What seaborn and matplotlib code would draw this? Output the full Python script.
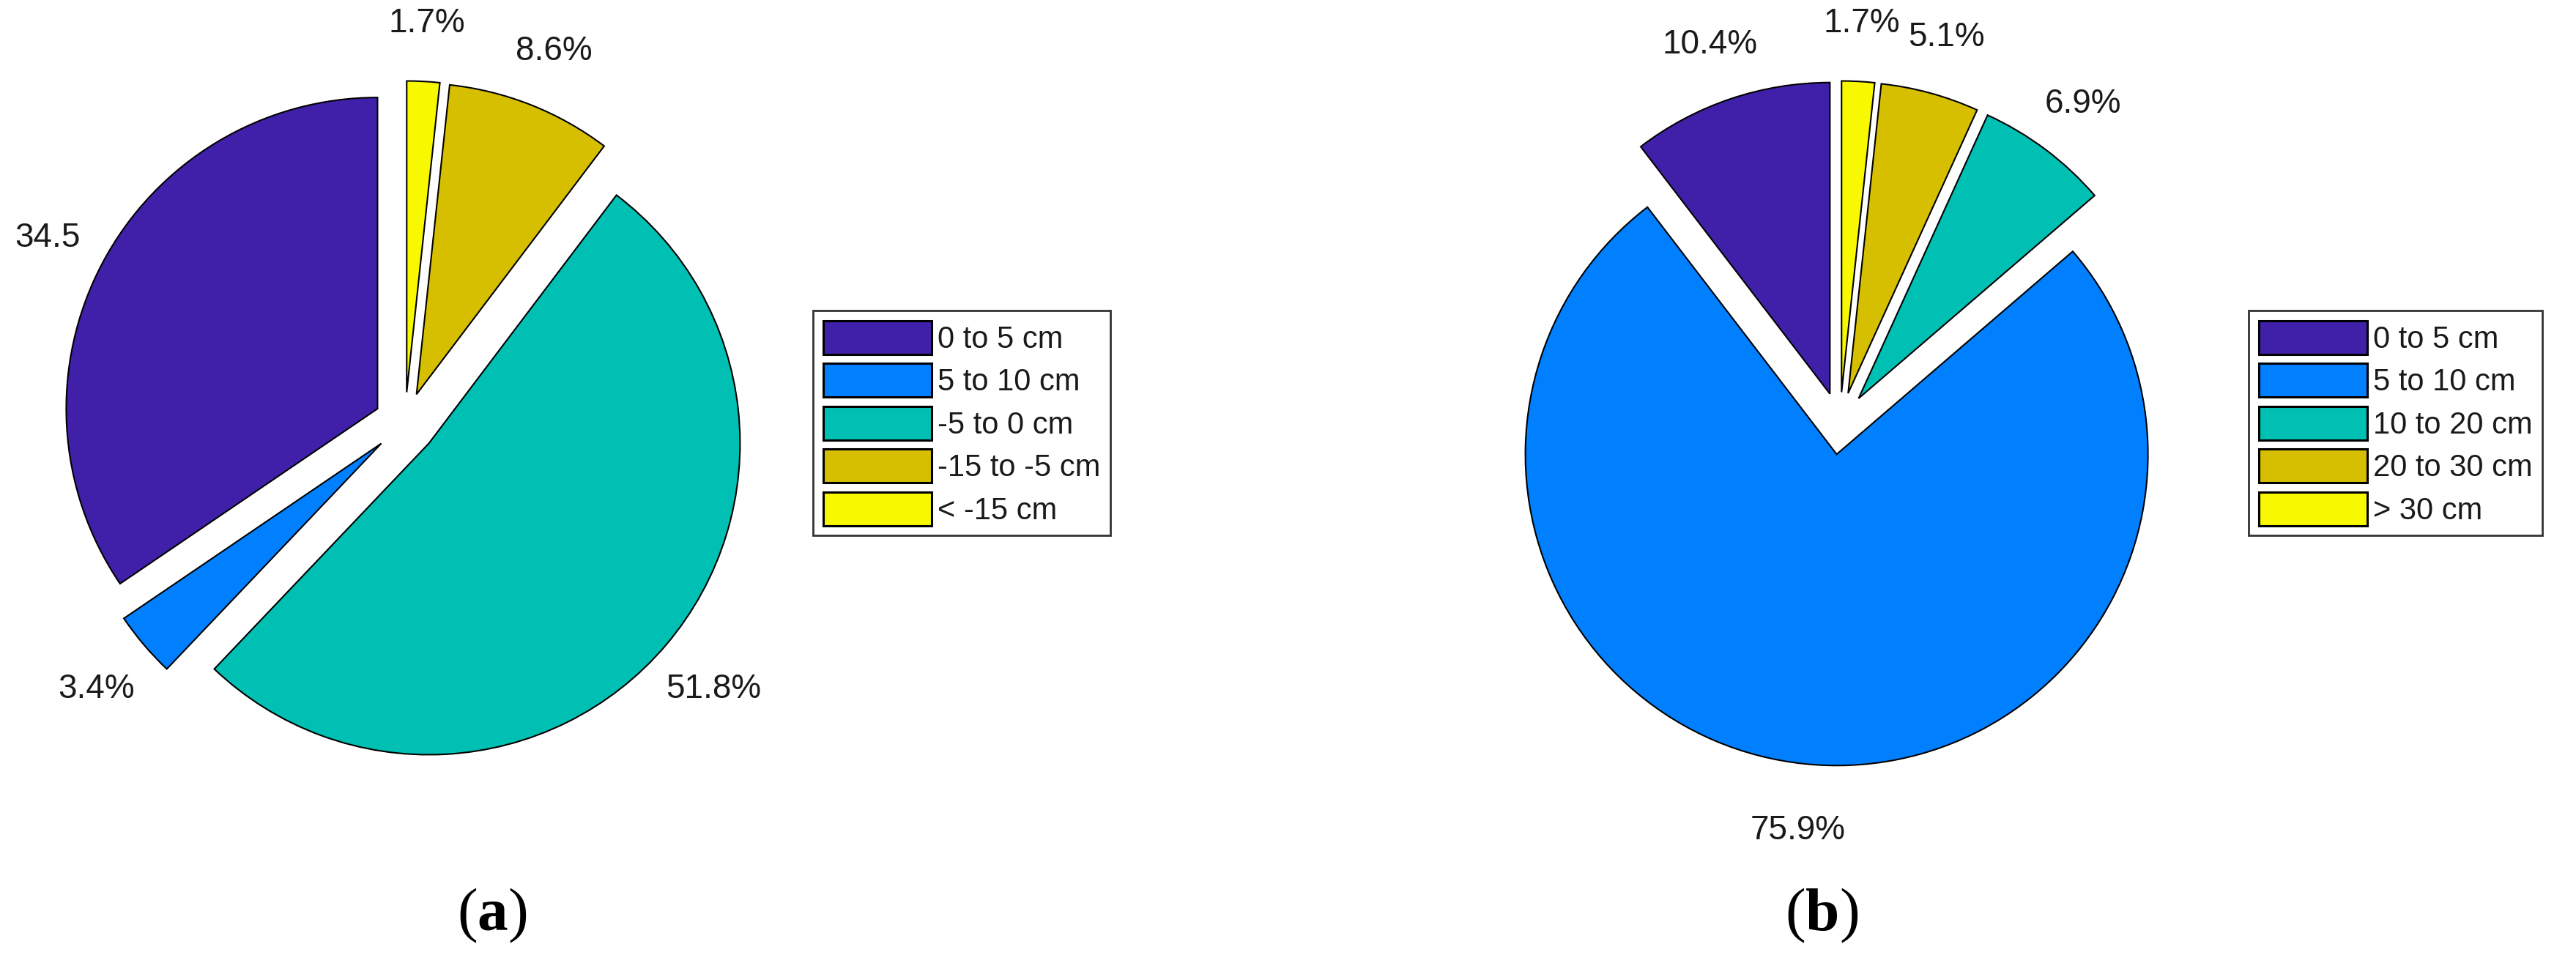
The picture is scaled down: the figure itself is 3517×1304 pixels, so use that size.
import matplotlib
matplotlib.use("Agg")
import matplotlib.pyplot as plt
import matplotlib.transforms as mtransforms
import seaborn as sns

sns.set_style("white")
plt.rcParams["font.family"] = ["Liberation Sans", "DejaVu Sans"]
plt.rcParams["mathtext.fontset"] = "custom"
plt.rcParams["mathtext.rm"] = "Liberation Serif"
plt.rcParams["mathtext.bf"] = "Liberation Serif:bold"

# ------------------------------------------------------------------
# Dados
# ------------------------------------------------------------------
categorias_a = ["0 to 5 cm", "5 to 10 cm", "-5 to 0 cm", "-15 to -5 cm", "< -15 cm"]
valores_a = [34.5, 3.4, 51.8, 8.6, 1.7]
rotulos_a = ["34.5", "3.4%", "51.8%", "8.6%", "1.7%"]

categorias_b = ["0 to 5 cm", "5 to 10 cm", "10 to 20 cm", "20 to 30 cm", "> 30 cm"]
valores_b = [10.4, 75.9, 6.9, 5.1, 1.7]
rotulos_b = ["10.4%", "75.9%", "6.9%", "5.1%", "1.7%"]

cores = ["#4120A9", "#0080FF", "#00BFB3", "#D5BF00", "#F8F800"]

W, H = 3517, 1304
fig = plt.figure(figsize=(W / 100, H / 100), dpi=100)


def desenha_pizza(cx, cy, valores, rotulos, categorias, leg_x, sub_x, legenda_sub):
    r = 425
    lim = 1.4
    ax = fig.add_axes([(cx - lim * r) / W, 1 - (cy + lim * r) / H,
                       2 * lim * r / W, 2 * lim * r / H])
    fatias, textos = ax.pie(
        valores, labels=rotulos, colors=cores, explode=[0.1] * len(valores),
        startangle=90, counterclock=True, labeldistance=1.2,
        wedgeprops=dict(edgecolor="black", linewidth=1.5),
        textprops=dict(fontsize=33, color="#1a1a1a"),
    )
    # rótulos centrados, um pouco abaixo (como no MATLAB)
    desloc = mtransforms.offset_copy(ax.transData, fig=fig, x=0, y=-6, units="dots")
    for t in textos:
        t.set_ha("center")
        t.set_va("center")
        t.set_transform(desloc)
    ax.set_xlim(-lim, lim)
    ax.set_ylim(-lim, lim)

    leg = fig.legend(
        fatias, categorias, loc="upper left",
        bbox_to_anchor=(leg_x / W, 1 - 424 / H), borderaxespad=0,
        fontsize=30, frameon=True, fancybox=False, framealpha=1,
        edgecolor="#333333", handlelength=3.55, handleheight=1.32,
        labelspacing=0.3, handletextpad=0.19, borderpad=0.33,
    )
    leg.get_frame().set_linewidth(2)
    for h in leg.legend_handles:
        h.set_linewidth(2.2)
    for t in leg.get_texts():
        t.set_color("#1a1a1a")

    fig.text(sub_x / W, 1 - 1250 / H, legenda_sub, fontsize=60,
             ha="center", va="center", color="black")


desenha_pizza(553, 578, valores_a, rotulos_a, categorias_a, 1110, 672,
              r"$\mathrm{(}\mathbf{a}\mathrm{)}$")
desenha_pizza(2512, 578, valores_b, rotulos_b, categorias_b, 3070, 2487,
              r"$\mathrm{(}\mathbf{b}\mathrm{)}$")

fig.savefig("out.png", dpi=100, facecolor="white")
______________________________
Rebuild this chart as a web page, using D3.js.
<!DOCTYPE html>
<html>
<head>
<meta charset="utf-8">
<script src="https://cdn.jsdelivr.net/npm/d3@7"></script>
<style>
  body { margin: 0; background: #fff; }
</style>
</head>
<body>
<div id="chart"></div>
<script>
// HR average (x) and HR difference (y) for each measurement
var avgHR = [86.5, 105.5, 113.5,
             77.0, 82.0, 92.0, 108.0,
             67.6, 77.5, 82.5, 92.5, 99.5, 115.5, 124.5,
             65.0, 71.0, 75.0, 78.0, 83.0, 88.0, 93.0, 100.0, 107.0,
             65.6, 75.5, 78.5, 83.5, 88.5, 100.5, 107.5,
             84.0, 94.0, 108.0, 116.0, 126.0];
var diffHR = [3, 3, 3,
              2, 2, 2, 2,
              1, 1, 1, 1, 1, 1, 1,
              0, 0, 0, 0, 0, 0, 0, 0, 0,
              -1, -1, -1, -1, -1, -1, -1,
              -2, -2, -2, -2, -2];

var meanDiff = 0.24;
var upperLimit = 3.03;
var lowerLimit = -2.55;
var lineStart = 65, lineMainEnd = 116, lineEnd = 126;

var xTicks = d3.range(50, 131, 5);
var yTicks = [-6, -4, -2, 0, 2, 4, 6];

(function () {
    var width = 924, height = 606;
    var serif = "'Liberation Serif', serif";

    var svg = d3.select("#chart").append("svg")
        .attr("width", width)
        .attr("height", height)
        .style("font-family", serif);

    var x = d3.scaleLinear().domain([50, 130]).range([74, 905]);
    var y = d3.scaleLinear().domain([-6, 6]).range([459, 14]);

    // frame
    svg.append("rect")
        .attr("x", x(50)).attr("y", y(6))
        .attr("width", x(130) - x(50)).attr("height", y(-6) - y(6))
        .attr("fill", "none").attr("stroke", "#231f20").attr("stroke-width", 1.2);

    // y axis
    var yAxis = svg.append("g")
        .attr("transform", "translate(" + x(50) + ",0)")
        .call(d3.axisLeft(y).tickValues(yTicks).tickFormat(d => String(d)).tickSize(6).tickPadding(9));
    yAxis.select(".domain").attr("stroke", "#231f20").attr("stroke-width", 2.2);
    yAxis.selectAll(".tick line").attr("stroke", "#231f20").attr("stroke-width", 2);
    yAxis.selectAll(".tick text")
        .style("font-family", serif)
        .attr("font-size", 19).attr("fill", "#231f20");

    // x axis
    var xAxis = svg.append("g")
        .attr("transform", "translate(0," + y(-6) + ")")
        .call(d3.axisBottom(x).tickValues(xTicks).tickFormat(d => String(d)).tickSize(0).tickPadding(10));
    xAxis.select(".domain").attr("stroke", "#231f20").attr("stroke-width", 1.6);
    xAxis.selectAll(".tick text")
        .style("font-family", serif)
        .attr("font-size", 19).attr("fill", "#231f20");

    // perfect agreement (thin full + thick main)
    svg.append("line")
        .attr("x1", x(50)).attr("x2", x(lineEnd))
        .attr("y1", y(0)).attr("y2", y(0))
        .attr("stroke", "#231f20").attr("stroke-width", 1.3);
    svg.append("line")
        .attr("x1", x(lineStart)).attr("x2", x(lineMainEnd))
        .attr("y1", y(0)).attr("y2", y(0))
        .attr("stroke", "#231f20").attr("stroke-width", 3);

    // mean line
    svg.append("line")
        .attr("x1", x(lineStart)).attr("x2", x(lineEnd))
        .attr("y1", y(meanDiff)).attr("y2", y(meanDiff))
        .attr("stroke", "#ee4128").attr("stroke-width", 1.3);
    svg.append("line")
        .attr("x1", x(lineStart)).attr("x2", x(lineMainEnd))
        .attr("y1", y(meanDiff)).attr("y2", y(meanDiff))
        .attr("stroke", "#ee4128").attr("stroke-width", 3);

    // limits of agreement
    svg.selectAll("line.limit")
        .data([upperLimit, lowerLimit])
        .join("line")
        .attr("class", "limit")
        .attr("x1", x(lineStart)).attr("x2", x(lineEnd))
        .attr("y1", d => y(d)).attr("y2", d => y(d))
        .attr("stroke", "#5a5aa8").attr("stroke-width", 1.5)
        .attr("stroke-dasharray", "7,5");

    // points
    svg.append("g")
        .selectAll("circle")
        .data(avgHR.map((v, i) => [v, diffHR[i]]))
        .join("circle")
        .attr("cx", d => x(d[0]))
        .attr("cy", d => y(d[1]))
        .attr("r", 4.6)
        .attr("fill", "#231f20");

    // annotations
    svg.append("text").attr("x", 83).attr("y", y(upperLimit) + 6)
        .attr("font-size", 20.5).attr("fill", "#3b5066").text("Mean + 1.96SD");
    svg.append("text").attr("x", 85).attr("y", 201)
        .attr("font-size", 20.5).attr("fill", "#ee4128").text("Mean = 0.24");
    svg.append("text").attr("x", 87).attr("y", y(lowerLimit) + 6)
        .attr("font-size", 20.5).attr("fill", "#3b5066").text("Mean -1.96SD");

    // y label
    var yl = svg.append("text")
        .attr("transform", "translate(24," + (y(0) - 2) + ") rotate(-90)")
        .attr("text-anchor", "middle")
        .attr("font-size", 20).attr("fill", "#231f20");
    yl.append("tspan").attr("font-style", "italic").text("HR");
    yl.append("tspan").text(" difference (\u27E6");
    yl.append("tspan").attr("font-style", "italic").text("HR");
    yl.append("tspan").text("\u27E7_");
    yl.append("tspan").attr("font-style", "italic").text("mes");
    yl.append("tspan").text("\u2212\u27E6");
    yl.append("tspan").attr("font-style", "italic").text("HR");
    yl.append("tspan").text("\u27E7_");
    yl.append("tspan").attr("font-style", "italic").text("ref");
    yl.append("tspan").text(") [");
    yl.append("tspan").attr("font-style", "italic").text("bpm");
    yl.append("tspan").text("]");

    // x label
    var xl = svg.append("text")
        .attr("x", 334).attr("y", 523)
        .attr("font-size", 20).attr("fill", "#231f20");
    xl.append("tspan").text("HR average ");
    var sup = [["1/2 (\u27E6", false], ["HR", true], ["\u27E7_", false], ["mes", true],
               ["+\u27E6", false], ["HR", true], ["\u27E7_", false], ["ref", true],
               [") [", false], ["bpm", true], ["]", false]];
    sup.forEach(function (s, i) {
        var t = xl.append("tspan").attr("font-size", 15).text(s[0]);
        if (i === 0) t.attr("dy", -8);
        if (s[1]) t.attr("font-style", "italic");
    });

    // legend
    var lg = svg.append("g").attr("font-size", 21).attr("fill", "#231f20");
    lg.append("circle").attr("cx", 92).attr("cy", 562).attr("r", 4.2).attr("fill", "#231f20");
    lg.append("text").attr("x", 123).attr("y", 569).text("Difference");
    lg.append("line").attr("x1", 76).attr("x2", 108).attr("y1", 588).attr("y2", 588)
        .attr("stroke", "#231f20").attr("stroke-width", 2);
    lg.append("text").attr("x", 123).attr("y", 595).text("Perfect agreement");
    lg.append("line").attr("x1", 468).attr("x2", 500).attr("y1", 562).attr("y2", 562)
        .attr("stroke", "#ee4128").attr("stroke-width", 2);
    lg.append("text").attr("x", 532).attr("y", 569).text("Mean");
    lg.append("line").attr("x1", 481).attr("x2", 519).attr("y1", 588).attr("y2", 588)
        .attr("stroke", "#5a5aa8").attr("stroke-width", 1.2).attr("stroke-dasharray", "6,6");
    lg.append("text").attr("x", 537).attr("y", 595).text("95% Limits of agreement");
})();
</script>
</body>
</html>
______________________________
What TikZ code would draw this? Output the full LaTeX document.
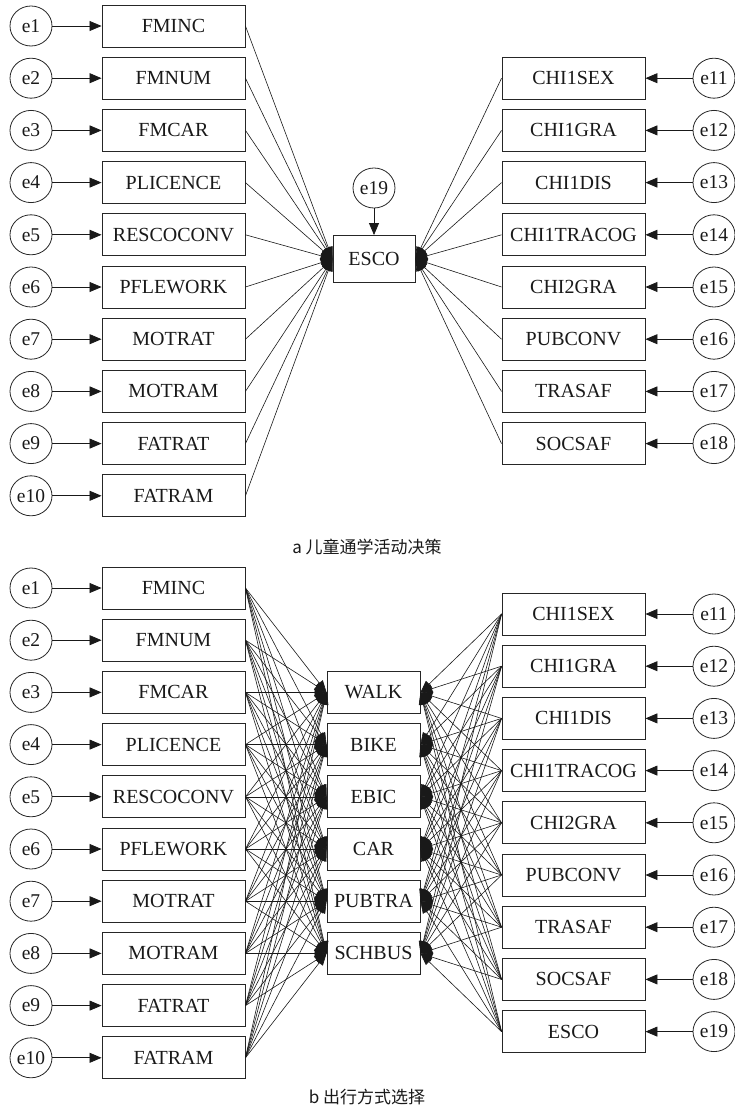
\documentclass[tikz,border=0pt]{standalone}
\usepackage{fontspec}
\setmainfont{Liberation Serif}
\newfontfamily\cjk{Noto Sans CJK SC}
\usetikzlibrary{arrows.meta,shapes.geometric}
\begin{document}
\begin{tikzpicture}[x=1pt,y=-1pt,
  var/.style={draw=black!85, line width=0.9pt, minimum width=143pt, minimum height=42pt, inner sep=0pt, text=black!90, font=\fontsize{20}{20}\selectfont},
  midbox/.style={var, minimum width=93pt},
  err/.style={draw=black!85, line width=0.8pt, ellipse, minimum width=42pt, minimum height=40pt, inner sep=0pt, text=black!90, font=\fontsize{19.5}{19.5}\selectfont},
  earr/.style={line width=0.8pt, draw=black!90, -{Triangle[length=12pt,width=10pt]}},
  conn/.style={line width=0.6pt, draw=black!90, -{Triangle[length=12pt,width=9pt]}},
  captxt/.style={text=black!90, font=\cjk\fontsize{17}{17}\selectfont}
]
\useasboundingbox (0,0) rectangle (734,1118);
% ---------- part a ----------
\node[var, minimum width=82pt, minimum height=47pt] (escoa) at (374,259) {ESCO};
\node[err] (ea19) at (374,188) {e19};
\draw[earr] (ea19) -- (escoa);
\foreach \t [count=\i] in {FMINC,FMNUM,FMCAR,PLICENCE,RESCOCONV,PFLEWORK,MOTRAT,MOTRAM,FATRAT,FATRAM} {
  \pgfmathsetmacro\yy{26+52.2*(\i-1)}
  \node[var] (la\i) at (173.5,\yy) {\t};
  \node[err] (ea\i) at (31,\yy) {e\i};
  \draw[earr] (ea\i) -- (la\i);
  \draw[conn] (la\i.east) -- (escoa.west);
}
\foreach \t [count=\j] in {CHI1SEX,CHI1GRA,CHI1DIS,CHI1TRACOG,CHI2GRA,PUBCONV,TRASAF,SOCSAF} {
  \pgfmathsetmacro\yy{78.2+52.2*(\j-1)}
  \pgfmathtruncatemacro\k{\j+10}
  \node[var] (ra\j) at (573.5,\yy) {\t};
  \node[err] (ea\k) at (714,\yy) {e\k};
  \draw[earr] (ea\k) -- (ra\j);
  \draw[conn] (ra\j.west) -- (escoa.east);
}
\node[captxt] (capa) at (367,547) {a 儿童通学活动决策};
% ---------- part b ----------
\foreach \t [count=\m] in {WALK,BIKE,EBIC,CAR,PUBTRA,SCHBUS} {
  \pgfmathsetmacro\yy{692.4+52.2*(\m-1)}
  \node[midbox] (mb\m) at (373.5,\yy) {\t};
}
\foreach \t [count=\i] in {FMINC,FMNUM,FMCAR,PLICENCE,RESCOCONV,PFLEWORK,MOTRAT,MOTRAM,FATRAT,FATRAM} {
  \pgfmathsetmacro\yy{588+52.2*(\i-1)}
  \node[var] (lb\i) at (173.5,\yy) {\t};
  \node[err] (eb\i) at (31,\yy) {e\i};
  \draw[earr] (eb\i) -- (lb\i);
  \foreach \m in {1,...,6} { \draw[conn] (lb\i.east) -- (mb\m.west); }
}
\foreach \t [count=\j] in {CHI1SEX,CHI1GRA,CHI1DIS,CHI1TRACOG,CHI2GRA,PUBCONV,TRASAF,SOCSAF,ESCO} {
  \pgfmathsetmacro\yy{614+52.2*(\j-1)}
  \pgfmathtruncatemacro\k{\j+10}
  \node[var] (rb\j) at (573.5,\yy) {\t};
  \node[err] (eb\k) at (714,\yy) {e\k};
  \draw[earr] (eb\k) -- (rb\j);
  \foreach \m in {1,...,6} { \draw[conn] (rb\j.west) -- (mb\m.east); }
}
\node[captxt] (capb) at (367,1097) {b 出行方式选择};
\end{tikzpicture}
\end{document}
______________________________
Among the lines above, find the one with "The picture is" and the one with "fig = plt.figure(figsize=(W". Quote both and everything between them, exactly.

## TASK RESPONSE
The picture is scaled down: the figure itself is 3517×1304 pixels, so use that size.
import matplotlib
matplotlib.use("Agg")
import matplotlib.pyplot as plt
import matplotlib.transforms as mtransforms
import seaborn as sns

sns.set_style("white")
plt.rcParams["font.family"] = ["Liberation Sans", "DejaVu Sans"]
plt.rcParams["mathtext.fontset"] = "custom"
plt.rcParams["mathtext.rm"] = "Liberation Serif"
plt.rcParams["mathtext.bf"] = "Liberation Serif:bold"

# ------------------------------------------------------------------
# Dados
# ------------------------------------------------------------------
categorias_a = ["0 to 5 cm", "5 to 10 cm", "-5 to 0 cm", "-15 to -5 cm", "< -15 cm"]
valores_a = [34.5, 3.4, 51.8, 8.6, 1.7]
rotulos_a = ["34.5", "3.4%", "51.8%", "8.6%", "1.7%"]

categorias_b = ["0 to 5 cm", "5 to 10 cm", "10 to 20 cm", "20 to 30 cm", "> 30 cm"]
valores_b = [10.4, 75.9, 6.9, 5.1, 1.7]
rotulos_b = ["10.4%", "75.9%", "6.9%", "5.1%", "1.7%"]

cores = ["#4120A9", "#0080FF", "#00BFB3", "#D5BF00", "#F8F800"]

W, H = 3517, 1304
fig = plt.figure(figsize=(W / 100, H / 100), dpi=100)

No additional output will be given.